Up to and including the line that contains "-41.8, -41.85, -41.9];", repeat each line of the data exactly, starting from the first.

========================================================================

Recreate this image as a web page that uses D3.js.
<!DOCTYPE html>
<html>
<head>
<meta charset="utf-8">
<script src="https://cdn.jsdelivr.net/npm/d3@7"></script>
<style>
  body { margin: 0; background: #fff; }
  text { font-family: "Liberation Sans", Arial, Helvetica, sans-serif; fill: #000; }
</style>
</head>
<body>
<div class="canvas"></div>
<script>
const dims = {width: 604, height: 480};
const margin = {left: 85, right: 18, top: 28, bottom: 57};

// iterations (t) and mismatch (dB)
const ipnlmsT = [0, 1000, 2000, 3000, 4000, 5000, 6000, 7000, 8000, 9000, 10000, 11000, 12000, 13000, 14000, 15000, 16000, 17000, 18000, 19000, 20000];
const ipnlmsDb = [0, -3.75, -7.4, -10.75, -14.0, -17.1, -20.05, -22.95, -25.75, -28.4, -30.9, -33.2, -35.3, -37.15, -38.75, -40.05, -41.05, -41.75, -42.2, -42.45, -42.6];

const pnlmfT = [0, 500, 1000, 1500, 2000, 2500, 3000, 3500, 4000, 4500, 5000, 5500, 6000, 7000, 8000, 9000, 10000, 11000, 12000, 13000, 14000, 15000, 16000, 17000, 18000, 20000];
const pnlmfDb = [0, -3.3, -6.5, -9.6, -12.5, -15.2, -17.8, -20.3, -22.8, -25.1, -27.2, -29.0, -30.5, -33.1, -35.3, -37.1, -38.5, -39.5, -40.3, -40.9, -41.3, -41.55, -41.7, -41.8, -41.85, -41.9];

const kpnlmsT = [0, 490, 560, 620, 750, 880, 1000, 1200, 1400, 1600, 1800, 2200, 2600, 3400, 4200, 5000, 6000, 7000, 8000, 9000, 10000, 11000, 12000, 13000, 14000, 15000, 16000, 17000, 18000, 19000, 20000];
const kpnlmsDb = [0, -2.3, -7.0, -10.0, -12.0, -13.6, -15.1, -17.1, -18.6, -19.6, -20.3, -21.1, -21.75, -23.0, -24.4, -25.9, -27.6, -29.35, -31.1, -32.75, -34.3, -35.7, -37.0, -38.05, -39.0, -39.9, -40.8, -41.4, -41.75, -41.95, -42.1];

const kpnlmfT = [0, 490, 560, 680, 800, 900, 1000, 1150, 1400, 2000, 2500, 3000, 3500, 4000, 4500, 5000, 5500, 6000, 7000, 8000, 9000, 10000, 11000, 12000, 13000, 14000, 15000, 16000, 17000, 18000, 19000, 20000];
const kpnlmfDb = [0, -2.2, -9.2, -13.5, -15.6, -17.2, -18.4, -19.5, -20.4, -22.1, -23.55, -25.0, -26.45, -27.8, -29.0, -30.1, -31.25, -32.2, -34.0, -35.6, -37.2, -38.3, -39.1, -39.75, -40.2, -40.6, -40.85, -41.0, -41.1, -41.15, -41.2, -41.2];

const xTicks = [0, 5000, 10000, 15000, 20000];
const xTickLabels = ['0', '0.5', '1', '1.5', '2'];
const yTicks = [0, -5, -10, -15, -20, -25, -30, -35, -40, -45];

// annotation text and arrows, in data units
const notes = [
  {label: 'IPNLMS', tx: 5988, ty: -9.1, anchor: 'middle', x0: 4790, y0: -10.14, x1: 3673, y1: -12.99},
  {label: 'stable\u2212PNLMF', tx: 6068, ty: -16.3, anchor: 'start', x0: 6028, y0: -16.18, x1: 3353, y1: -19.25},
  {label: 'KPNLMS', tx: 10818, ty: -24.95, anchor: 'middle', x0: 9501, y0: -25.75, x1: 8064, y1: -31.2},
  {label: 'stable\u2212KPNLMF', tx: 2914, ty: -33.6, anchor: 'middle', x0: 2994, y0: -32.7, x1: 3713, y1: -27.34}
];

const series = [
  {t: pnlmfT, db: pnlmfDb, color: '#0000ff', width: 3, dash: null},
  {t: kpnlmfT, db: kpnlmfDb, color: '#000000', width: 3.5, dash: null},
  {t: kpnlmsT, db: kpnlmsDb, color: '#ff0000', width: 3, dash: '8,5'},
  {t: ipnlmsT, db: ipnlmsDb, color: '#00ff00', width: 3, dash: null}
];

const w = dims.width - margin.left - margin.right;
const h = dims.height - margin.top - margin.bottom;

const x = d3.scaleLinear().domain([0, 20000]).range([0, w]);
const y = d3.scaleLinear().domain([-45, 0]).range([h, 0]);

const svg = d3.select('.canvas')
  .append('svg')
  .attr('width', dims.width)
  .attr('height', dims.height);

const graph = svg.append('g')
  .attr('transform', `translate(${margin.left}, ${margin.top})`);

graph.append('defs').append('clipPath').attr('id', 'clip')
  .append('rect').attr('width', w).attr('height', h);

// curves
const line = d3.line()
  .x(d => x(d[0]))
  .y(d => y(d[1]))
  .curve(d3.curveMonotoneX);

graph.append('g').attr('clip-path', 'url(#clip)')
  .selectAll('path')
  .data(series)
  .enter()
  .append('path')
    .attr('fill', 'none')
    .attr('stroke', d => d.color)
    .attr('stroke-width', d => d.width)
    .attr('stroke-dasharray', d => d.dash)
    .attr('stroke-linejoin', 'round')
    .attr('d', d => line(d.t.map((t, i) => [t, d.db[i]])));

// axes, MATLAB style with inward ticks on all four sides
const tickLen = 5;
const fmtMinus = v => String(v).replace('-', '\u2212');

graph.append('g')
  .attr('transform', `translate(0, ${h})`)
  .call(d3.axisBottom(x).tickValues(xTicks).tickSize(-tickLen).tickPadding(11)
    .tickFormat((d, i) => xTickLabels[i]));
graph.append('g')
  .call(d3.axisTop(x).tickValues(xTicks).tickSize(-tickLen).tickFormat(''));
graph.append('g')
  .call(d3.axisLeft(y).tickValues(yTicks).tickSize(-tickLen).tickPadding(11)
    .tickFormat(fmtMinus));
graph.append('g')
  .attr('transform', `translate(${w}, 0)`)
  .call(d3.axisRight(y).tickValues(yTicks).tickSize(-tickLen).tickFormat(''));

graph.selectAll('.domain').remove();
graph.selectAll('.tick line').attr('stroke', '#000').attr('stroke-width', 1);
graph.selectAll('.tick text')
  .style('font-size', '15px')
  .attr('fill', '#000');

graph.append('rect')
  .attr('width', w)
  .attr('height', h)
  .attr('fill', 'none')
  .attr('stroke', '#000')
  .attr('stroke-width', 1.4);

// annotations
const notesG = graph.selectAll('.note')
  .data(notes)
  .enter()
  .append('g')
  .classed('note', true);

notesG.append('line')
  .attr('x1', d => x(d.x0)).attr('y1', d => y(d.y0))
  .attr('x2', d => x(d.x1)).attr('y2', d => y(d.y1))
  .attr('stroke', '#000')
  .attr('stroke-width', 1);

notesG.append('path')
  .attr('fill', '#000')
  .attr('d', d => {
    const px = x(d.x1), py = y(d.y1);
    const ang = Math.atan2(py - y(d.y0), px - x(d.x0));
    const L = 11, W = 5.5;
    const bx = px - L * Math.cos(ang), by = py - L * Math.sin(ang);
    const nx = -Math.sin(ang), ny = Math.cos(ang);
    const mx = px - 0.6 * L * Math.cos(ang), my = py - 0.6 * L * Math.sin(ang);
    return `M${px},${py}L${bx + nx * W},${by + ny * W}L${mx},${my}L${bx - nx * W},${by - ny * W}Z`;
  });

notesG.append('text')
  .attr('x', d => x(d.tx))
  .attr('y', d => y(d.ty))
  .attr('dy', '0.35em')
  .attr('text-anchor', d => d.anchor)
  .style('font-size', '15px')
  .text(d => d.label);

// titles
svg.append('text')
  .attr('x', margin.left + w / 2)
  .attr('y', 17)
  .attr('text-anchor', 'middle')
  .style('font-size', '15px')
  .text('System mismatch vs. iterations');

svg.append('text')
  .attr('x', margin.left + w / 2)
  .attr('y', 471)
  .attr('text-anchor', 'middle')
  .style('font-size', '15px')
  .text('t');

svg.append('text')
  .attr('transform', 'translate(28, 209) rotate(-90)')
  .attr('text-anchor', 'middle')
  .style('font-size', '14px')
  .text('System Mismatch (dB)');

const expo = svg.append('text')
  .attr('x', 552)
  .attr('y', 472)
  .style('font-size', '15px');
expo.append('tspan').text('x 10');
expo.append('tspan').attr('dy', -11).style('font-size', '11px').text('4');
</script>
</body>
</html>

========================================================================

- Result of this exercise:
Recreate this image as a web page that uses D3.js.
<!DOCTYPE html>
<html>
<head>
<meta charset="utf-8">
<script src="https://cdn.jsdelivr.net/npm/d3@7"></script>
<style>
  body { margin: 0; background: #fff; }
  text { font-family: "Liberation Sans", Arial, Helvetica, sans-serif; fill: #000; }
</style>
</head>
<body>
<div class="canvas"></div>
<script>
const dims = {width: 604, height: 480};
const margin = {left: 85, right: 18, top: 28, bottom: 57};

// iterations (t) and mismatch (dB)
const ipnlmsT = [0, 1000, 2000, 3000, 4000, 5000, 6000, 7000, 8000, 9000, 10000, 11000, 12000, 13000, 14000, 15000, 16000, 17000, 18000, 19000, 20000];
const ipnlmsDb = [0, -3.75, -7.4, -10.75, -14.0, -17.1, -20.05, -22.95, -25.75, -28.4, -30.9, -33.2, -35.3, -37.15, -38.75, -40.05, -41.05, -41.75, -42.2, -42.45, -42.6];

const pnlmfT = [0, 500, 1000, 1500, 2000, 2500, 3000, 3500, 4000, 4500, 5000, 5500, 6000, 7000, 8000, 9000, 10000, 11000, 12000, 13000, 14000, 15000, 16000, 17000, 18000, 20000];
const pnlmfDb = [0, -3.3, -6.5, -9.6, -12.5, -15.2, -17.8, -20.3, -22.8, -25.1, -27.2, -29.0, -30.5, -33.1, -35.3, -37.1, -38.5, -39.5, -40.3, -40.9, -41.3, -41.55, -41.7, -41.8, -41.85, -41.9];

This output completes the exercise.